In August, the British Society for Research into Learning Mathematics announced that Professor Jodie Hunter had won the prestigious Janet Duffin Award for what they described as an outstanding article published in the Research in Mathematics Education Journal.
Professor Hunter says she was both surprised and delighted at the news.
"Given that this is a British award, and as a Pacific mathematics education researcher in the past I’ve struggled to get Pacific-focused research published in journal articles beyond Australasia. It’s given me a hopeful feeling. I think this could be a turning point.”
Professor Hunter is currently on a Visiting Professorship funded by the Leverhulme Foundation to disseminate her research findings and methodology to different universities in Britain.
“I’ve been doing a lot of talks on decolonisation in terms of mathematics education – how we can better cater for children from different cultural groups in the maths classroom,” she says.
“There’s been a lot of interest. The concerns expressed here are similar to those we have in New Zealand. The statistics of who comes through to do STEM (Science, Technology, Engineering and Mathematics) subjects don’t mirror the country’s demographics.”
Professor Hunter’s research is centred around the belief that all children, from diverse backgrounds, can do mathematics given the right environment in schools.
Her guiding premise is that children can be helped to discover for themselves the ways in which mathematics exists in their day-to-day activities outside of school.

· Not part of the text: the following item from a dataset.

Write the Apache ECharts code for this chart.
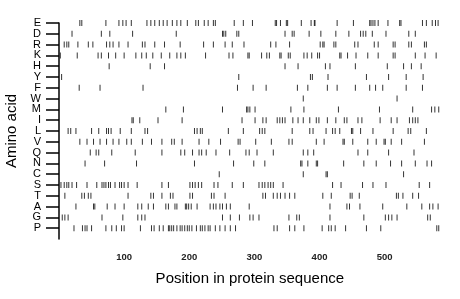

This in turn helps them and their families understand the importance and relevance of mathematics to their everyday lives. It empowers them to the degree that they no longer feel disenfranchised from school.
Her award-winning article outlines the methodology used to test this premise in South Auckland and in the Pacific Island of Niue.
“We gave families cameras and asked them to take photos of where they saw maths in their everyday lives. Using the indigenous Pacific methodology of Tivaevae, we then asked the children to tell stories about the photos and what they portrayed," she explains.
“Initially we brainstormed with the families about where they might see maths outside of school. At that point parents couldn’t think of very much, apart from cooking. But by the end of the project we were getting spontaneous messages from parents who had just experienced an ‘aha!’ moment.”
Professor Hunter cites the example of one parent who excitedly realised, as she was downloading the movie Minions for her children, that the bar on her screen was measuring the percentage of the movie yet to download.
Her article quotes a 14-year-old student in Niue who said, “At first I thought it was going to be a bit hard because everything just seemed normal but once you have the mindset of looking for maths, it's more common than you think. Now I see maths as everything and everywhere in the world.”
The research project, with the New Zealand component funded both by a Royal Society Marsden Fast-Start award and New Zealand Council of Educational Research (NZCER) Teaching and Learning Research Initiative Award, focused on 36 children and their families from a primary and secondary school in Niue and a primary school in South Auckland.
The children were aged between five and 15-years-old and came from 34 families of Pacific descent. Professor Hunter notes that the New Zealand data collection took place during the COVID-19 pandemic and lockdowns, which shaped some of the results.
Using the funding from the NZCER, Professor Hunter’s team worked with teachers in South Auckland, getting them to design mathematical tasks based on the photos the children had taken, and then teach those tasks to the children.
“The teachers said the level of engagement they saw in the children was much higher. It was an opportunity for the children to have a stepping stone into mathematics, because they didn’t have to use cognitive effort to understand the context.”
Professor Hunter believes there is no reason why similar methodology can’t be used in other settings.
“It’s not just a question of ethnicity – it’s also a question of anyone who feels excluded from school and from mathematics. In Britain, for example it’s working class white males who have some of the worst educational results.
“There’s a mismatch between the children’s experience and the experience of the teacher who may be from a different cultural group and class. People in the United Kingdom recognise that some children are on the backfoot. There are issues with truancy. If you don’t feel you belong in school, you have no incentive to go," she says.
Based on her previous research, Professor Hunter has another project in the planning stage. This will investigate how to develop mathematics classrooms based on indigenous knowledge systems, bringing in maths from the curriculum.
“We want to use what children bring into the classroom in an authentic way and weave in socio-ecological issues – how to live more sustainably,” she says.
“We also want to hear about their motivations and ambitions so we can think about how to rework our educational systems in line with what the children are saying.”